**Task brief**
Your task is to print exactly the lines from the line that contains "Emit a Python" through the line that contains "import plotly.graph_objects as go", with pictures left out.

**Data to process**
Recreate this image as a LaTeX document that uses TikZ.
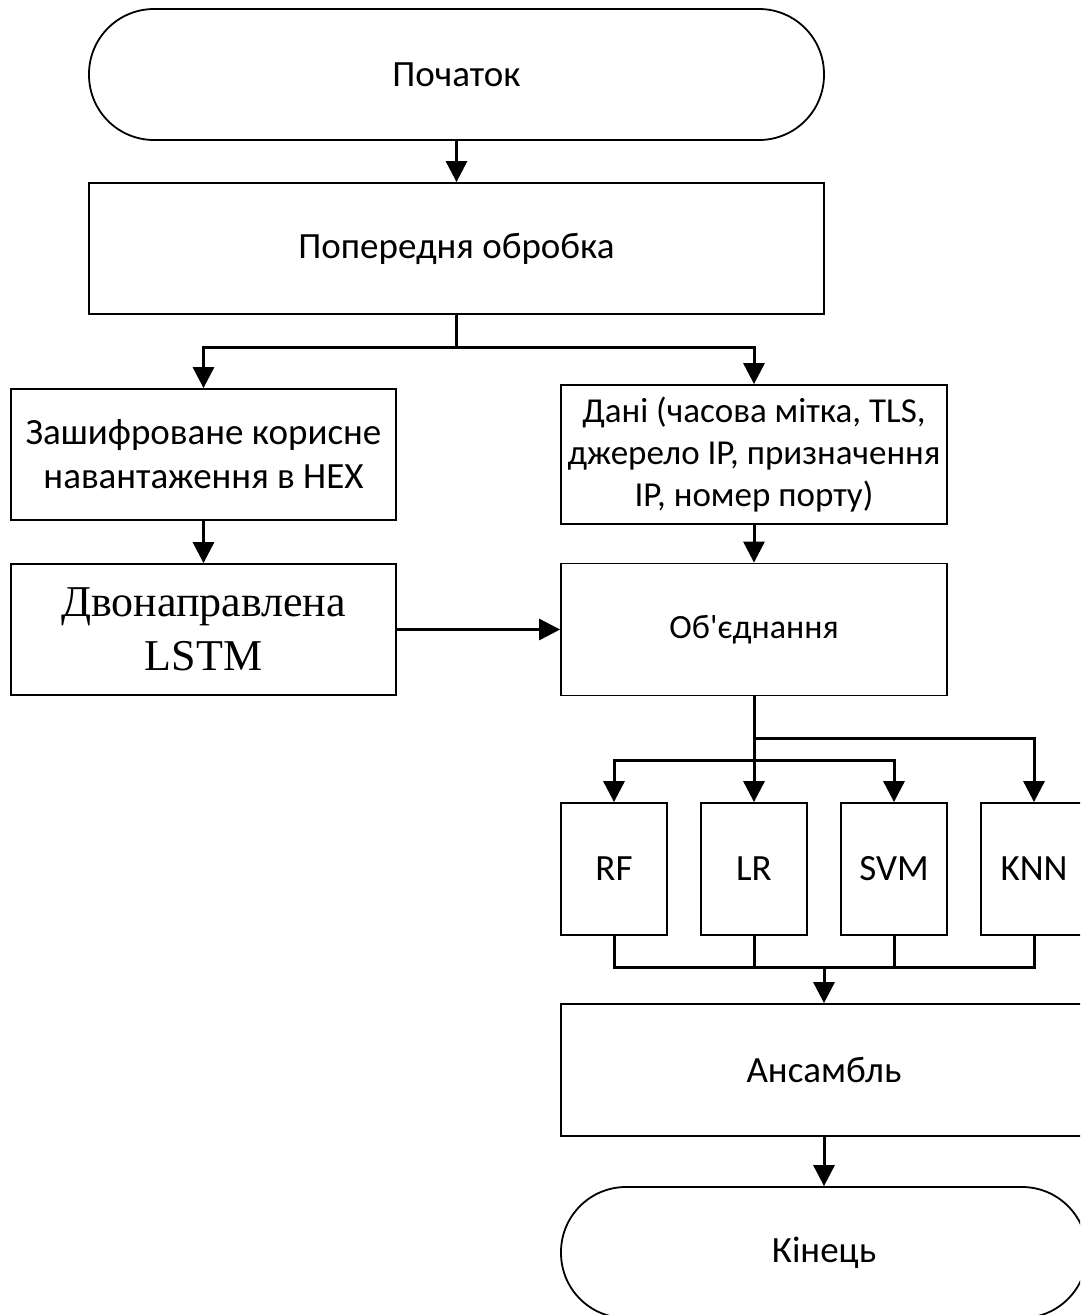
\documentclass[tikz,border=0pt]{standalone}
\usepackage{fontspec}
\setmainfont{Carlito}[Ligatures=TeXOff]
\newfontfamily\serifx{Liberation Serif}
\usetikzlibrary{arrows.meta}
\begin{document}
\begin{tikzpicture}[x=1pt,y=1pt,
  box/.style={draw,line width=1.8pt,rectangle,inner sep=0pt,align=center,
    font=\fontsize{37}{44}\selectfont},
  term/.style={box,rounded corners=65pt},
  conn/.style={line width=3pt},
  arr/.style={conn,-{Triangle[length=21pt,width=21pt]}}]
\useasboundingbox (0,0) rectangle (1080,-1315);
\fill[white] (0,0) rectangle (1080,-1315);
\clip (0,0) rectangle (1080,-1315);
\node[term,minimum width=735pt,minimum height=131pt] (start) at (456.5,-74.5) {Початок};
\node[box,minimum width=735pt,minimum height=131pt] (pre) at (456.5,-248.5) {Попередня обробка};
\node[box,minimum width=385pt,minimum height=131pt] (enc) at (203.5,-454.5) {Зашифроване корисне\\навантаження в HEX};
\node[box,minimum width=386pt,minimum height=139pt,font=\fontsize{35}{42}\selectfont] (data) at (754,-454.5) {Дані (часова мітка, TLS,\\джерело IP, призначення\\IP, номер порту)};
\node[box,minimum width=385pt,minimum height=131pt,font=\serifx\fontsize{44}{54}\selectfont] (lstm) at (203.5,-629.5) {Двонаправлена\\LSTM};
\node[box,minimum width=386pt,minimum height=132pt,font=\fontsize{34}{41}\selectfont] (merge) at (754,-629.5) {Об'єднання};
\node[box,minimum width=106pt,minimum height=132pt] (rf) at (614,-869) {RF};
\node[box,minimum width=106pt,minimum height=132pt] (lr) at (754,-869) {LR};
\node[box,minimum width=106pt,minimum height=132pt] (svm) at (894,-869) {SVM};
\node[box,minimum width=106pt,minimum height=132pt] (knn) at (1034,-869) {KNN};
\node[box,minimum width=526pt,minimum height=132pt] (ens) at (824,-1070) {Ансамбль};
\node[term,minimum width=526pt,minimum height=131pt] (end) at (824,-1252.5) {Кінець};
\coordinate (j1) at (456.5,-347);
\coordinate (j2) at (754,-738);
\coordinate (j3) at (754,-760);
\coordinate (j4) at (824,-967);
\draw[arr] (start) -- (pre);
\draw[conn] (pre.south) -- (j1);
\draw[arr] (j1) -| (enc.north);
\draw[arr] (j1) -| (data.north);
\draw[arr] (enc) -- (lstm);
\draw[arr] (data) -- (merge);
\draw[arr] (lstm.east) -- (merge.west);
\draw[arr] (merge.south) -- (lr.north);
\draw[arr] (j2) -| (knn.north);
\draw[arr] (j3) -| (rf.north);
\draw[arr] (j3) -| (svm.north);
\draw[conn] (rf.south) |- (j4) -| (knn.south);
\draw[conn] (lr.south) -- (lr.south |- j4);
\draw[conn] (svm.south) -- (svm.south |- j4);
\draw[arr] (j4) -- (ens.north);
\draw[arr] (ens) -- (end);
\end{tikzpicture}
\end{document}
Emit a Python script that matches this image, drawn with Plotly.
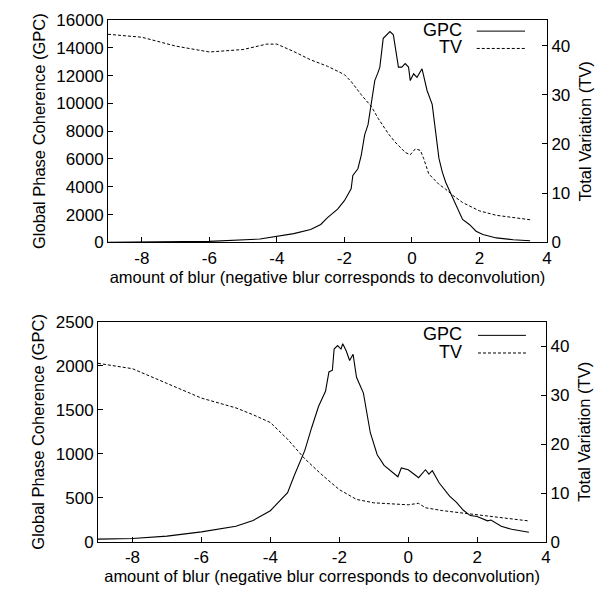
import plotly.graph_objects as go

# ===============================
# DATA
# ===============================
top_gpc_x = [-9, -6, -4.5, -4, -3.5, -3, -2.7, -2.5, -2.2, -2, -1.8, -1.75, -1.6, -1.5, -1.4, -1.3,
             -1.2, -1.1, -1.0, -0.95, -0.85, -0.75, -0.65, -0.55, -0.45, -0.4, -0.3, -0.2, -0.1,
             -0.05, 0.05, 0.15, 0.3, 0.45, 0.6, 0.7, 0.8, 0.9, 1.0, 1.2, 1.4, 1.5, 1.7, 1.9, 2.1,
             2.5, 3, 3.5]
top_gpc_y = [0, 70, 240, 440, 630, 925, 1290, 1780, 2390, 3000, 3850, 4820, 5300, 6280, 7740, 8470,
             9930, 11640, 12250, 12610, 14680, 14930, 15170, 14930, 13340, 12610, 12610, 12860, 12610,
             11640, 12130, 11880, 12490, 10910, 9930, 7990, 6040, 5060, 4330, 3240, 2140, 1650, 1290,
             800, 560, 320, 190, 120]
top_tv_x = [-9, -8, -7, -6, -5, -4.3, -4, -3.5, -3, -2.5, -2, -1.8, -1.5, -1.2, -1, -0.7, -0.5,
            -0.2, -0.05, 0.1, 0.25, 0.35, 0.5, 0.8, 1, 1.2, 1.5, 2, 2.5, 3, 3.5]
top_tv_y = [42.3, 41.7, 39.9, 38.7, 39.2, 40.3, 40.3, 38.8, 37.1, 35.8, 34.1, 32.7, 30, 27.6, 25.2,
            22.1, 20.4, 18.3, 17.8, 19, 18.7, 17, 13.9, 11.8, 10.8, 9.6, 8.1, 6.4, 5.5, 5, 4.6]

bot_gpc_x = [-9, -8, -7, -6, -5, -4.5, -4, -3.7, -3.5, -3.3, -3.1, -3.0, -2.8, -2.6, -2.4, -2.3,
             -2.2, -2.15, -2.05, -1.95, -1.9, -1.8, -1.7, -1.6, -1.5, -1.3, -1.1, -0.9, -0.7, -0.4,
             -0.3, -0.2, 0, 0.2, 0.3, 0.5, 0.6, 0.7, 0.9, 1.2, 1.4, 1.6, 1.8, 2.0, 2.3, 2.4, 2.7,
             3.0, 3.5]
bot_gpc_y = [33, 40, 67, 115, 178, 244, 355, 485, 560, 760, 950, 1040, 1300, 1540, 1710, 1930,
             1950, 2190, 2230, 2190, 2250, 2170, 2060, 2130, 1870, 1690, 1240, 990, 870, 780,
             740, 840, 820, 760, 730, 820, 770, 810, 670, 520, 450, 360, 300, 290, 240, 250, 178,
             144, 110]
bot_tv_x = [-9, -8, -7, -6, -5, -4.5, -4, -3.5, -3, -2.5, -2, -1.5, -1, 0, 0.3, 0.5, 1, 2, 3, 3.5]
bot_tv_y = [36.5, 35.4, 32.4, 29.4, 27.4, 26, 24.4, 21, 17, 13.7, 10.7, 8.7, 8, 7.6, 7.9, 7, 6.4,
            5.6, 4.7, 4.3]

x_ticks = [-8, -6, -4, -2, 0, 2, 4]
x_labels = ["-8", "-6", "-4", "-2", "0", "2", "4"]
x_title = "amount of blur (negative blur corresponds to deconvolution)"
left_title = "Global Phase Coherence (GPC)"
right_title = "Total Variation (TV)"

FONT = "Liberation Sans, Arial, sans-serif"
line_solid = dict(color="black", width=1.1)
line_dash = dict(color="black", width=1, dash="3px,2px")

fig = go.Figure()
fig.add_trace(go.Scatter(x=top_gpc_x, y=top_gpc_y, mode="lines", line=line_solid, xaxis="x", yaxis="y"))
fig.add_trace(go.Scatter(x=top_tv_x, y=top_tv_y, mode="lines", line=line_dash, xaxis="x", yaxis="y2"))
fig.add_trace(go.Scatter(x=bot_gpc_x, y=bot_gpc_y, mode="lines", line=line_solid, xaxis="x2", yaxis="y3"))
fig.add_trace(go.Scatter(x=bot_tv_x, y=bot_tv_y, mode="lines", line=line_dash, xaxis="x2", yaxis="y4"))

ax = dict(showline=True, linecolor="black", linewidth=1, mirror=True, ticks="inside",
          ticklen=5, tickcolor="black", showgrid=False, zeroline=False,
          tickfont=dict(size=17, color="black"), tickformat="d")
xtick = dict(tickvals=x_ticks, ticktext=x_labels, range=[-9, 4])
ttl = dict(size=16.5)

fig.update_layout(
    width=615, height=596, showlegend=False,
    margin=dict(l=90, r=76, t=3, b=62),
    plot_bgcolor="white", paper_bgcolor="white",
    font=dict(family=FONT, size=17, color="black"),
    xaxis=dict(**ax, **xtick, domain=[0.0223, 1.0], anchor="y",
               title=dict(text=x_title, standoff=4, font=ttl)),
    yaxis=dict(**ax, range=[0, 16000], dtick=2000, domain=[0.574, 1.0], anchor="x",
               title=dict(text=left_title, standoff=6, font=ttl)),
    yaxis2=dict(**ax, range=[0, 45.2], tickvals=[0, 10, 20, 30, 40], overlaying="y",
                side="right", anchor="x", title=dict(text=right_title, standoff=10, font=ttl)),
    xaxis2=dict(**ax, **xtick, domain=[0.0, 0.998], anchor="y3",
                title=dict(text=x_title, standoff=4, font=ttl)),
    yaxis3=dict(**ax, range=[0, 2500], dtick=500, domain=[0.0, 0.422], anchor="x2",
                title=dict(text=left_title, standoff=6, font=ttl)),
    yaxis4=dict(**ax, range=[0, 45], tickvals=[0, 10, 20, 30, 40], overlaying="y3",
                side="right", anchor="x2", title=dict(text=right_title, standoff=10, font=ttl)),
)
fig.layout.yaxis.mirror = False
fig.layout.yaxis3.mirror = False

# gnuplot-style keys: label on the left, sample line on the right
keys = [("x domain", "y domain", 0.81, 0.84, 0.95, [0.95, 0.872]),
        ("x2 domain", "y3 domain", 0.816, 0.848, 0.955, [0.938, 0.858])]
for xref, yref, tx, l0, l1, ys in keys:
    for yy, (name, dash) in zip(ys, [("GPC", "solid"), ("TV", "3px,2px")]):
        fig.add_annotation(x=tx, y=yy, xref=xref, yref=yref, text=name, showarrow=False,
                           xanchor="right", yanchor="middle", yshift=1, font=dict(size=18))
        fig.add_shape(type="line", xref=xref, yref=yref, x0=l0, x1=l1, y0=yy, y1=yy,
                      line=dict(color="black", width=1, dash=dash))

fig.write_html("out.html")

--

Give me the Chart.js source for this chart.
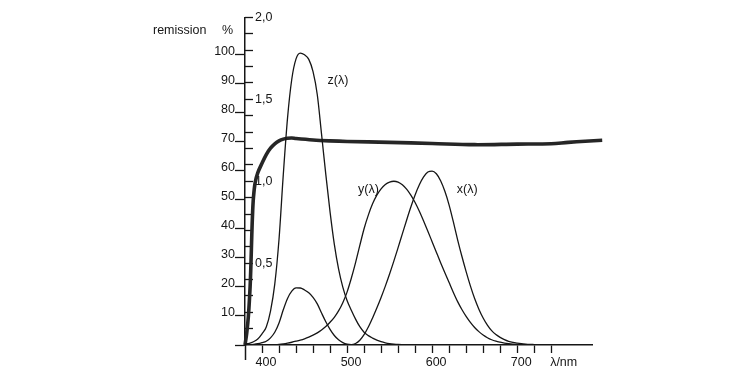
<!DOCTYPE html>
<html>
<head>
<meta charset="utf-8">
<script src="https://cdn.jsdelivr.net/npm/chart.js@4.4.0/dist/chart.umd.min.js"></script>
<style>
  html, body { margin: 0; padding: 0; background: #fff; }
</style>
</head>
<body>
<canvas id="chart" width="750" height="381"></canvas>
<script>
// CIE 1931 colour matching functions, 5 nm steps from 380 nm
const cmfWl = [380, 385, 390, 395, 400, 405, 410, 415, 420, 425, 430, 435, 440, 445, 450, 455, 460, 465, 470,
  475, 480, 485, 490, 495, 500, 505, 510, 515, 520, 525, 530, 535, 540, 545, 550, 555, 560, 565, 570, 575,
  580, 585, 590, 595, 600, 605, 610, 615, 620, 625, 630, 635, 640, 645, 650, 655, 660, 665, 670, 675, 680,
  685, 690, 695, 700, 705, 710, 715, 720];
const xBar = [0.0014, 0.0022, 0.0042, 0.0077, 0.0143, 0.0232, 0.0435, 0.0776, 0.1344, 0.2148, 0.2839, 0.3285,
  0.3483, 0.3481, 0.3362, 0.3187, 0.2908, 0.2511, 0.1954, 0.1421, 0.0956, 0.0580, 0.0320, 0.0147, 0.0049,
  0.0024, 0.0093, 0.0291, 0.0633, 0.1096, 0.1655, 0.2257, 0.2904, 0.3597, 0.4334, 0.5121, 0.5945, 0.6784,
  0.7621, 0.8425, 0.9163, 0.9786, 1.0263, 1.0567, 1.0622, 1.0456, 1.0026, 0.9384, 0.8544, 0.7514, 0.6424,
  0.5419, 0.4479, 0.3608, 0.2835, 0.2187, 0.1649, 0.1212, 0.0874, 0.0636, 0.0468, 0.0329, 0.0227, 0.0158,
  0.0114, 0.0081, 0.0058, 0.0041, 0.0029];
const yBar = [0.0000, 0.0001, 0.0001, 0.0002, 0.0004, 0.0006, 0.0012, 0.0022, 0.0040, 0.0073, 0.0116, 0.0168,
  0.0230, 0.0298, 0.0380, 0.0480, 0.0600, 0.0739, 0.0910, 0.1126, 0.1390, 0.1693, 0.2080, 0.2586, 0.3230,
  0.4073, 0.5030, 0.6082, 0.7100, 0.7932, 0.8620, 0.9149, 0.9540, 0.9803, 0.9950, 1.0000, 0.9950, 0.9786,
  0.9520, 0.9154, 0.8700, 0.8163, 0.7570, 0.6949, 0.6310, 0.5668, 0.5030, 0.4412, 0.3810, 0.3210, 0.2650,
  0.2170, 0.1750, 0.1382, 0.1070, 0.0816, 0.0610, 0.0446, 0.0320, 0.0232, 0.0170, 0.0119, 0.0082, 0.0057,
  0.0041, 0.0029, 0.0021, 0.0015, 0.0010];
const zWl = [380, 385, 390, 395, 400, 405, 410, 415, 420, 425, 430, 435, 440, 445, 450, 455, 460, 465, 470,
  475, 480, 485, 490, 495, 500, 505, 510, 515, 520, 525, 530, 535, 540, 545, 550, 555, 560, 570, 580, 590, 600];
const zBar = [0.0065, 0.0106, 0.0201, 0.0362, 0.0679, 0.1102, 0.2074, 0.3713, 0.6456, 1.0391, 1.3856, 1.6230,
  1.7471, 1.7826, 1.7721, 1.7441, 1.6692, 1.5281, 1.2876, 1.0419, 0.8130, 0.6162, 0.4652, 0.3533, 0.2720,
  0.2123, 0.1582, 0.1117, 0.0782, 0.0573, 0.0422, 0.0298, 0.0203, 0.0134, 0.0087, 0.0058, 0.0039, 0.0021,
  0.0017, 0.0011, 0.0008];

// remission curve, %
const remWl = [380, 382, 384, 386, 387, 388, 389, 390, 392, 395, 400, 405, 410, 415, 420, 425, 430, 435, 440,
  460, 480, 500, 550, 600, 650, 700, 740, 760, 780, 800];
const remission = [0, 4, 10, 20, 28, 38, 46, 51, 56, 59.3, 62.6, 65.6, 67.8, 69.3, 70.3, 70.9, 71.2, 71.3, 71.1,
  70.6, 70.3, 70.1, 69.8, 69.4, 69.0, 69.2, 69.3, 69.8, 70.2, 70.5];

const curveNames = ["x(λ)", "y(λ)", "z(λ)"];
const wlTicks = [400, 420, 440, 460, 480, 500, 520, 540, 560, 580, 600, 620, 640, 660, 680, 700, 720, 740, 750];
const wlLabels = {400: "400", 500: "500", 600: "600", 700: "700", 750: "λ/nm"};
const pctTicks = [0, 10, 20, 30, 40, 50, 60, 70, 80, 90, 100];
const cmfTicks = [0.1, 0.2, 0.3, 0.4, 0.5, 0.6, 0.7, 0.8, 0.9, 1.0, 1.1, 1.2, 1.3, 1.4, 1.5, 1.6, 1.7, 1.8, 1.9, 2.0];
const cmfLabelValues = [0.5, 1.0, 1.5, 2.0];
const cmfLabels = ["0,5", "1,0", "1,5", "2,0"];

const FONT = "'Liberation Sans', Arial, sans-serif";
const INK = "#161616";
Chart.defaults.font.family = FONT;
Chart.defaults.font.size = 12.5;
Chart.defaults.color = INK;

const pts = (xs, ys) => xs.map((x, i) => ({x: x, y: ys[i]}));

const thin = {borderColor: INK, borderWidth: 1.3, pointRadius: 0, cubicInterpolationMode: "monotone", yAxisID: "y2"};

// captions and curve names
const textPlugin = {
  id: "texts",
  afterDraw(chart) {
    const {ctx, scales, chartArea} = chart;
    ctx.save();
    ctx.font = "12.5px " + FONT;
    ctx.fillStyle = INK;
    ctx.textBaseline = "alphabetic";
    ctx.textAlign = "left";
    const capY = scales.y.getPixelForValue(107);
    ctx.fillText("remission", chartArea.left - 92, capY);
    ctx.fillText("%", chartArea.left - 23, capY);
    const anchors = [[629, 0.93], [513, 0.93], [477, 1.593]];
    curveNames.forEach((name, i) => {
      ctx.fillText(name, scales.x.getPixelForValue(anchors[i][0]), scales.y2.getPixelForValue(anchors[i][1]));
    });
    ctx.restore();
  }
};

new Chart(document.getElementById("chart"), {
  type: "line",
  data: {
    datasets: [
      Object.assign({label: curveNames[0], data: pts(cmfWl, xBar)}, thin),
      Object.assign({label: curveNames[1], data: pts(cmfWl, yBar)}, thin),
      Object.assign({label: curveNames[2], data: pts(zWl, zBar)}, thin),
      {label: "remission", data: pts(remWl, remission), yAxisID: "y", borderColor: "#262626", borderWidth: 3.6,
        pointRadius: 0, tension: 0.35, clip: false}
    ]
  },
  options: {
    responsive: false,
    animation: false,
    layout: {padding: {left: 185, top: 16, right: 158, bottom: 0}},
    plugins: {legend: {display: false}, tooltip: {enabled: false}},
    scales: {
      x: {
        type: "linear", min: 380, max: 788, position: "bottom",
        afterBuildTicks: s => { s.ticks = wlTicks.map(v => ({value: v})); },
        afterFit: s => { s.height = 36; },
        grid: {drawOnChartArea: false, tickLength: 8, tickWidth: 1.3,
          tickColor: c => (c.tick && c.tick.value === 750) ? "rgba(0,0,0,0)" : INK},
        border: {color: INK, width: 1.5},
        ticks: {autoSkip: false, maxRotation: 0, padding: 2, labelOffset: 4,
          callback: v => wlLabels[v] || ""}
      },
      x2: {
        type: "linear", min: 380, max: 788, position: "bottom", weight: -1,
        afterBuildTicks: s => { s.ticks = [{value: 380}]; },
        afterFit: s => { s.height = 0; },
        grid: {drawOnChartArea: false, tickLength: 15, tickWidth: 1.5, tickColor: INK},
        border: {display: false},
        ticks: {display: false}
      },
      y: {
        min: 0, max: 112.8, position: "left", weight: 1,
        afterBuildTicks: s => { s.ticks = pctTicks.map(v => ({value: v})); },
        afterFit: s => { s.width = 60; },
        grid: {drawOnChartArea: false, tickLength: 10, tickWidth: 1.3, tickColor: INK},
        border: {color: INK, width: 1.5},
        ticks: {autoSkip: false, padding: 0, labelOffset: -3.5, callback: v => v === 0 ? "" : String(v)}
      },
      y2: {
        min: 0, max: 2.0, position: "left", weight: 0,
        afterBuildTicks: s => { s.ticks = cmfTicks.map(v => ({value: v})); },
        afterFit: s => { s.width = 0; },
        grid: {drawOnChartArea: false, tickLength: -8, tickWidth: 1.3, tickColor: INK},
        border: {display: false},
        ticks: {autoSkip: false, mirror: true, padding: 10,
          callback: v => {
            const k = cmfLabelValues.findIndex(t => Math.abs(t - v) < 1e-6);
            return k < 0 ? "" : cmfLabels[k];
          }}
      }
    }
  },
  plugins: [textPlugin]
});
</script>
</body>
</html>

**Result of this exercise**
Emit a Python script that matches this image, drawn with Plotly.
import plotly.graph_objects as go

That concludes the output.